Les administratrices de la liste « Dis son nom », qui recense en ligne depuis juillet 2020 l’identité de présumés agresseurs, ne pourront conserver l’anonymat, a tranché la Cour supérieure du Québec.

Jean-François Marquis poursuit au civil les deux créatrices de la page « Dis son nom ». Son nom se trouve sur cette liste, qui compte environ 1500 présumés agresseurs.

Il leur reproche notamment qu’aucune démarche n’ait été effectuée pour obtenir sa version des faits. Il réclame aux créatrices de la page 50 000 $ en dommages et exige que leur identité soit dévoilée dans le cadre du procès.

L’ancienne illustratrice judiciaire Delphine Bergeron est l’une des deux femmes derrière la liste.

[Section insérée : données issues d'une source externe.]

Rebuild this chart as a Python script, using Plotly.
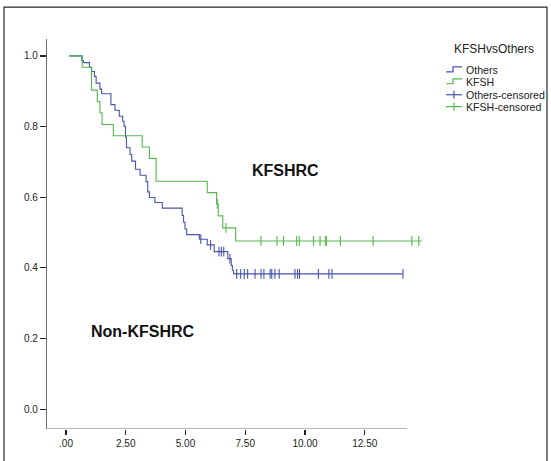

Elle a volontairement dévoilé son identité en septembre 2020 dans le cadre d’une entrevue au journal Le Devoir.

La seconde administratrice ne veut toutefois pas être connue. Elle avait jusqu’à maintenant obtenu le droit de conserver son anonymat, et les documents de cour la présentaient sous les initiales AA.

Les deux femmes ont été victimes d’agression sexuelle, a indiqué la défense. La liste « Dis son nom » était une façon pour AA d’aider d’autres victimes à dénoncer leurs agressions et à entamer un processus de guérison. M. Marquis ne conteste pas qu’AA ait été victime d’agression sexuelle.

AA affirme qu’elle connaît les stigmates liés au statut de victime d’agression sexuelle, qu’elle entame son processus de guérison et qu’elle ne se sent pas assez forte en ce moment pour agir de manière publique.

Le fait que AA soit elle-même victime d’agression sexuelle lui donne-t-il un droit automatique à l’anonymat ? Non, a statué la Cour supérieure. « Les défenderesses n’ont pas démontré que leurs communications avec les victimes, de même que l’identité de ces dernières, sont protégées par un privilège quelconque », a indiqué la juge Katheryne Desfossés.

Remise des dénonciations

Les créatrices de la page devront aussi remettre à M. Marquis le contenu de toutes les dénonciations reçues par « Dis son nom ». Elles devront également lui communiquer l’identité et les échanges avec la ou les personnes qui se disent victimes de M. Marquis.

« Considérant que les défenderesses entendent spécifiquement démontrer la véracité des reproches formulés par la ou les victimes alléguées de monsieur Marquis, il est évident que ce dernier doit savoir qui lui reproche quel geste. Lui refuser cette information équivaudrait à le priver de son droit de répondre à la défense », a soutenu la juge.